## WHAT IS EXPECTED:
A precise retyping is required of every line from the one containing "Convert this chart to Plotly code." down to the one containing "1.68, 2.10, 2.27]", both included, and of no other line.

## INPUT MATERIAL:
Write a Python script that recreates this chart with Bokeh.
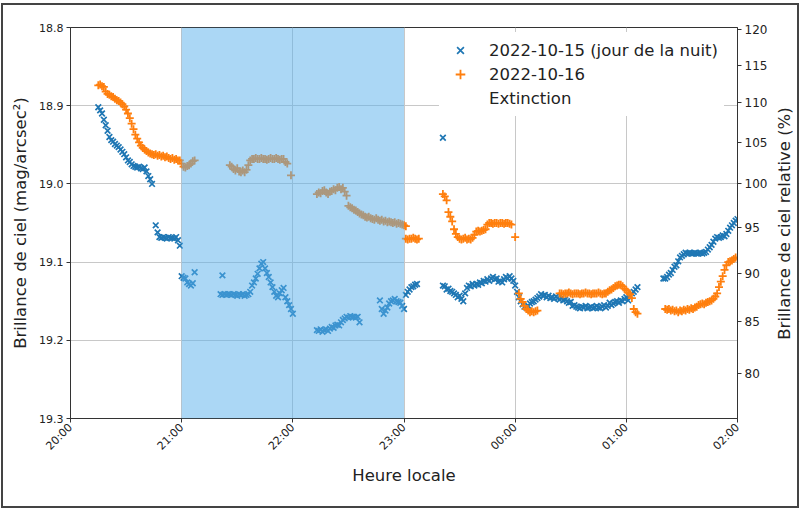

--

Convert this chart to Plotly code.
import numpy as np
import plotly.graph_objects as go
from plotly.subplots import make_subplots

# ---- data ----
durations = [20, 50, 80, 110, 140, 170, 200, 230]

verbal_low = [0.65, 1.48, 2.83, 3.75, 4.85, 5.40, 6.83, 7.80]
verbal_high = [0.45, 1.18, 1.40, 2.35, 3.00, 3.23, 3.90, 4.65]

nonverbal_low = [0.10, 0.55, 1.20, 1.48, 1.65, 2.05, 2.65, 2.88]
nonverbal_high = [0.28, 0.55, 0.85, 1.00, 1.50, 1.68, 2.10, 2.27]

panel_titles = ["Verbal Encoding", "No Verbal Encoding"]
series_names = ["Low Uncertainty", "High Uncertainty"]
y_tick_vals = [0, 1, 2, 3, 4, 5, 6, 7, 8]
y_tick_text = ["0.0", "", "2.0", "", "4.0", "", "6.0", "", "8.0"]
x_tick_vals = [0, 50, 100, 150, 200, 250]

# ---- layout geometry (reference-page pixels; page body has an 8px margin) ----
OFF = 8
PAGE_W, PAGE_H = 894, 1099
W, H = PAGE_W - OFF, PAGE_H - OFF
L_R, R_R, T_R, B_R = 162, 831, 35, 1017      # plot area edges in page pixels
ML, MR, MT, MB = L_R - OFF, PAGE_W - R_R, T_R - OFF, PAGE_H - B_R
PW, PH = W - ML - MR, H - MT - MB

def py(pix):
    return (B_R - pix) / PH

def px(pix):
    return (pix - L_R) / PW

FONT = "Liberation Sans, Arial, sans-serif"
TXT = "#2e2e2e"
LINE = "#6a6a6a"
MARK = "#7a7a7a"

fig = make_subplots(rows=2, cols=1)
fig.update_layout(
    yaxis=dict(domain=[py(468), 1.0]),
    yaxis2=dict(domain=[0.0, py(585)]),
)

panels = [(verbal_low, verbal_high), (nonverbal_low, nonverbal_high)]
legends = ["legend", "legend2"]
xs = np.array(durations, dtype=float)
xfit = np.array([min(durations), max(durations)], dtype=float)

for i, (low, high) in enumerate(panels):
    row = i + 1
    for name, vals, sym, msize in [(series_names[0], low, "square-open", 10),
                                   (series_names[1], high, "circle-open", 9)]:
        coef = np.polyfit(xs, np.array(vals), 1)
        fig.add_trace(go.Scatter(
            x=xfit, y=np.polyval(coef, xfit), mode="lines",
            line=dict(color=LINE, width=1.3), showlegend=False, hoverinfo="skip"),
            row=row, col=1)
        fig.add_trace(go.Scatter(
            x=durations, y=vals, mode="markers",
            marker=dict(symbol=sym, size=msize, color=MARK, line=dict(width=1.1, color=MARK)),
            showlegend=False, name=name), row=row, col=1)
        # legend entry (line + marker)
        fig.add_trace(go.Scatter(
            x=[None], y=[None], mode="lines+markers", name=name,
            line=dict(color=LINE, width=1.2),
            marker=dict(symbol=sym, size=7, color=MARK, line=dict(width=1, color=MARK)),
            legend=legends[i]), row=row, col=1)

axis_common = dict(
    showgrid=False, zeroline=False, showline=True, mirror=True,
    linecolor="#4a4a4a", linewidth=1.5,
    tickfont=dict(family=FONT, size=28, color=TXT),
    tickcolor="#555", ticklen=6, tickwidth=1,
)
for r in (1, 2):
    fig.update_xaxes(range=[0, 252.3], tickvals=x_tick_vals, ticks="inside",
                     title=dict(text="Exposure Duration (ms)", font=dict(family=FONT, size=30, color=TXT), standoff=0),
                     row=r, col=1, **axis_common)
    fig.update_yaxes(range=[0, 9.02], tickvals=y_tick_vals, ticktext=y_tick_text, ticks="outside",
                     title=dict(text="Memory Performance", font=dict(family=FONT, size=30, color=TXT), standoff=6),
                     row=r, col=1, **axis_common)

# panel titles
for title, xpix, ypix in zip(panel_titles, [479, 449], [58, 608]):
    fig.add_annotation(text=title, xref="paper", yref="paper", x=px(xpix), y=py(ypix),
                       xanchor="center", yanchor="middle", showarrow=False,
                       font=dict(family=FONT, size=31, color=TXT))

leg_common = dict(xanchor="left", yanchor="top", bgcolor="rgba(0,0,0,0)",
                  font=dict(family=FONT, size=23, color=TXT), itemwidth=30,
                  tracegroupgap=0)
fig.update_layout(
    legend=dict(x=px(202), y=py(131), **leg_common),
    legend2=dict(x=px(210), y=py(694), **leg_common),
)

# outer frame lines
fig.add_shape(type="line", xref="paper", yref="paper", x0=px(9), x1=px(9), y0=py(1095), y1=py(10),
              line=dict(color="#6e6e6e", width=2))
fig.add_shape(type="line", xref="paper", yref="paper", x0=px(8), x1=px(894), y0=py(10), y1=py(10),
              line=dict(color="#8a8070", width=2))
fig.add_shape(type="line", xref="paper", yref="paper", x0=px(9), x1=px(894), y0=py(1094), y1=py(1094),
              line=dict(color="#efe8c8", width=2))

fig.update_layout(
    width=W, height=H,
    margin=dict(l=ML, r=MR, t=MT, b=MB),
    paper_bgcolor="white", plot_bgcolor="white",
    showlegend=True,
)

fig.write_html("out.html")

...

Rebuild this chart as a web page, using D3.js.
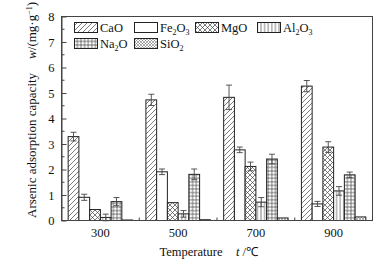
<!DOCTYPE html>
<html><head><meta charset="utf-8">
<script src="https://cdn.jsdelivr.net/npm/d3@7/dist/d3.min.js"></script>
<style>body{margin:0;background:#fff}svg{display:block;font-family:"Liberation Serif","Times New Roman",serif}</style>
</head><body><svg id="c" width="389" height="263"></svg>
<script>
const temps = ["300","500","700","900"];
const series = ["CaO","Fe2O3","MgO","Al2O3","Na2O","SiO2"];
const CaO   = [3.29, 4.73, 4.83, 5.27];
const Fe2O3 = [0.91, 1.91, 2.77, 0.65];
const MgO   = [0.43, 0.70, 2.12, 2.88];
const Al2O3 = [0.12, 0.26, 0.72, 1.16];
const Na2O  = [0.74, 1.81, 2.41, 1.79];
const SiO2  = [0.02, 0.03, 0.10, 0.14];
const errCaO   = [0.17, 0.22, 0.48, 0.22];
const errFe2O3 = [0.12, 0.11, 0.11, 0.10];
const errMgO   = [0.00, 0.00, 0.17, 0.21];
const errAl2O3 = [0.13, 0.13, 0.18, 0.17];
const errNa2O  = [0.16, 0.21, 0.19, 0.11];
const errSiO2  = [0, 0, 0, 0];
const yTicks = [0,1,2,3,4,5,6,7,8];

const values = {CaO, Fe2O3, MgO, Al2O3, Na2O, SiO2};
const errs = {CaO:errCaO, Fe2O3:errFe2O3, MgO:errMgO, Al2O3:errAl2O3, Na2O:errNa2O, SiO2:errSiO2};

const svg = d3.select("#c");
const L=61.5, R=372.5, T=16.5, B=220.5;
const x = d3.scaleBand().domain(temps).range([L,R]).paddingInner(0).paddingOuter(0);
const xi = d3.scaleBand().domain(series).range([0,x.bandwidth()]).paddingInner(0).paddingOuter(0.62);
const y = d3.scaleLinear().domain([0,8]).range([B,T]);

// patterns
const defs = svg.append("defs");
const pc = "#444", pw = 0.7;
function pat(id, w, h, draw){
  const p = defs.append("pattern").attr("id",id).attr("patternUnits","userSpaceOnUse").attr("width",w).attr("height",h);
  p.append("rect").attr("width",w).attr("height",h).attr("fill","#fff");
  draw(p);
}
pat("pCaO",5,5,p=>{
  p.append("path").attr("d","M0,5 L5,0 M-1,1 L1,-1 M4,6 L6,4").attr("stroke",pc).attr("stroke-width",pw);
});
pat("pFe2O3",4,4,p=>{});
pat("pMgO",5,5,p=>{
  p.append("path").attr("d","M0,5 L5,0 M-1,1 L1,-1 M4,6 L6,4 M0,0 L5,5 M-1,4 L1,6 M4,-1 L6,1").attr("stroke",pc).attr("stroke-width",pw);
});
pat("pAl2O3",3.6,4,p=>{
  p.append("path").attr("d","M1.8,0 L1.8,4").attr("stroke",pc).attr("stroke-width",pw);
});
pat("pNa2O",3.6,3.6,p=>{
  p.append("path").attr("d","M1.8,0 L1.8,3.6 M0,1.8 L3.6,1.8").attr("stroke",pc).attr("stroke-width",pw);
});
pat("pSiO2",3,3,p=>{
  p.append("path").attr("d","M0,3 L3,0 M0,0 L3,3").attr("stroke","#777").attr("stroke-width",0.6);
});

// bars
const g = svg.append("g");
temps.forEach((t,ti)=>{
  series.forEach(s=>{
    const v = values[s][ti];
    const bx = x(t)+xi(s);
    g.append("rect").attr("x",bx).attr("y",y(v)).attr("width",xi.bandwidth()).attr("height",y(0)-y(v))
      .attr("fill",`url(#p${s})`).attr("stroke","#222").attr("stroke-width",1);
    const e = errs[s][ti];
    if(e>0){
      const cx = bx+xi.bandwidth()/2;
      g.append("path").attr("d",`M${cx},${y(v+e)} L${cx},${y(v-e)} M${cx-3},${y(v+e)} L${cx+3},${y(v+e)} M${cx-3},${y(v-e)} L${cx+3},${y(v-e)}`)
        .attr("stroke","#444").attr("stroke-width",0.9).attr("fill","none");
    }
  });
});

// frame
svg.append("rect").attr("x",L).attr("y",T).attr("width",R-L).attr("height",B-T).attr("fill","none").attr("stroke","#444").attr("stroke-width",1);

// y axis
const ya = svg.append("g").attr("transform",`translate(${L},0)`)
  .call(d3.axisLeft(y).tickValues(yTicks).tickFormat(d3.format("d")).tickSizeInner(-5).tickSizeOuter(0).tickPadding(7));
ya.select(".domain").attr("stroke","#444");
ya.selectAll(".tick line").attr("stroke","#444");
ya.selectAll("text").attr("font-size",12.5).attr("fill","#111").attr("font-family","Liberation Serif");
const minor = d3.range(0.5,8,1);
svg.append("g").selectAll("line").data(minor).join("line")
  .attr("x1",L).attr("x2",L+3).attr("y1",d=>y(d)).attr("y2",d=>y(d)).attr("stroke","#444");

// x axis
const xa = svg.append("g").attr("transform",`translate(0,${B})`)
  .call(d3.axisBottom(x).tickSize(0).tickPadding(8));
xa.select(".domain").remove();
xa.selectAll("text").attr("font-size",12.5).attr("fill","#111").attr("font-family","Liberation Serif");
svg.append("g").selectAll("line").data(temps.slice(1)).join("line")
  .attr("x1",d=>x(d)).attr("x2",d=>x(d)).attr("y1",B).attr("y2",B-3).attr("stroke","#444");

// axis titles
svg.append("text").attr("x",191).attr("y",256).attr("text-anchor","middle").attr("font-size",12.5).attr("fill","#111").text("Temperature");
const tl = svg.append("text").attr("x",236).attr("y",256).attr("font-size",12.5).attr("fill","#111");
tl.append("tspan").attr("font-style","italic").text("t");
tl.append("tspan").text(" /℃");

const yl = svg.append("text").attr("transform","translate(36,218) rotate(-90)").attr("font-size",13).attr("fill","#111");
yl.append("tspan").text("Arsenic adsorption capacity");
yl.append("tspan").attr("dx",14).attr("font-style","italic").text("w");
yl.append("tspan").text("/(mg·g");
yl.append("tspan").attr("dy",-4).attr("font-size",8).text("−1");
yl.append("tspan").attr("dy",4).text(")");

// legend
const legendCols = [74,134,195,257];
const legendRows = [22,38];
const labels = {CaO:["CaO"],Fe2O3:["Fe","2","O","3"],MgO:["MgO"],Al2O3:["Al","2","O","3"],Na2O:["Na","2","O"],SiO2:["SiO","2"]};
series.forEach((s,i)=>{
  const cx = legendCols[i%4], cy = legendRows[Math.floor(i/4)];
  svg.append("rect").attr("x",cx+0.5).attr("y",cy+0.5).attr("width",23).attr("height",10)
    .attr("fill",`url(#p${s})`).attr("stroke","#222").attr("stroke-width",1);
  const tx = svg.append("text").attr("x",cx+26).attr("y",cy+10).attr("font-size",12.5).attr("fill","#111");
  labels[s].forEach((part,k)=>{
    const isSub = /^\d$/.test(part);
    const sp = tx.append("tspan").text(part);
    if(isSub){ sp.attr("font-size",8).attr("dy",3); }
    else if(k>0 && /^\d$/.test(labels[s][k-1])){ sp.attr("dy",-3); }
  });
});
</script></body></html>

## COMPLETED EXERCISE:
Convert this chart to Plotly code.
import numpy as np
import plotly.graph_objects as go
from plotly.subplots import make_subplots

# ---- data ----
durations = [20, 50, 80, 110, 140, 170, 200, 230]

verbal_low = [0.65, 1.48, 2.83, 3.75, 4.85, 5.40, 6.83, 7.80]
verbal_high = [0.45, 1.18, 1.40, 2.35, 3.00, 3.23, 3.90, 4.65]

nonverbal_low = [0.10, 0.55, 1.20, 1.48, 1.65, 2.05, 2.65, 2.88]
nonverbal_high = [0.28, 0.55, 0.85, 1.00, 1.50, 1.68, 2.10, 2.27]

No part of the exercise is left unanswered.